What’s the early morning crowd look like?
We get lots of friendly neighbors from SoHo and Tribeca, fashion interns, creative types holding meetings, tourists, Soho Grand Hotel guests, those who’ve just landed from Europe, and even those who’ve stayed out all night.
Three menu items for the rest of time, what are you choosing?
Beef on Weck (a warm, rare roast beef sandwich on a kummelweck roll) or Montauk Tuna Melt (on an English muffin with gooey aged cheddar), and the Matchaful-powered Vegan Matcha Milkshake (did you know matcha helps monks meditate and samurai used it to power up before going into battle? It’s like that, but also creamy and dreamy and aptly has a cult following).
Okay, so you’re a diner with a bar, what’s the cocktail menu look like? Can you tell us a few favorites?

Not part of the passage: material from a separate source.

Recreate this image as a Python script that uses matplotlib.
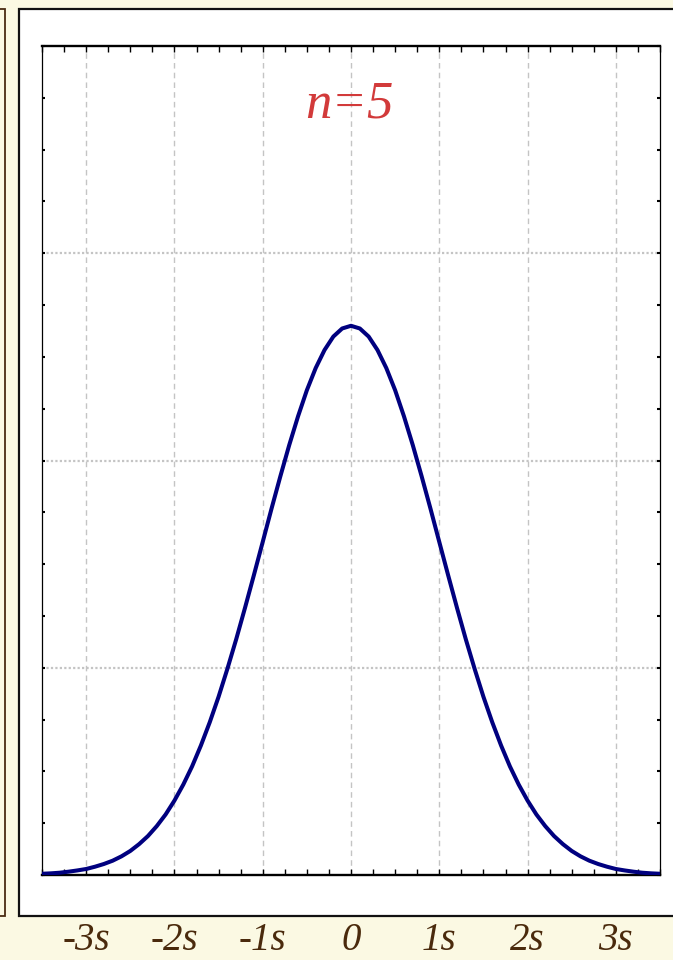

Jeremy Oertel (who has worked at Donna and Death & Co.) curates craft cocktails seasonally for our program, which is unexpected in a diner, where you might only find white zin or some well spirits. Our Jack’s Espresso Martini is a herculean upgrade to the conventional cocktail, with vodka, Jack’s espresso, demerara Redeye bitters and Galliano Ristretto coffee liqueur. We also have restorative cocktails, like our Orange Julius with orange and lemon juice, plus seltzer and vanilla cream.
How do you want people to feel during a dining experience at Soho Diner?
We want them to feel well-fed and well-nourished, comfortable and comforted like a neighbor, a friend and a SoHo denizen, no matter how temporary their stay. We want them to feel both an appreciation for nostalgia and today’s improvements. Lastly, we hope our diners leave fueled up and ready to create, conspire and conquer their day—or night’s sleep.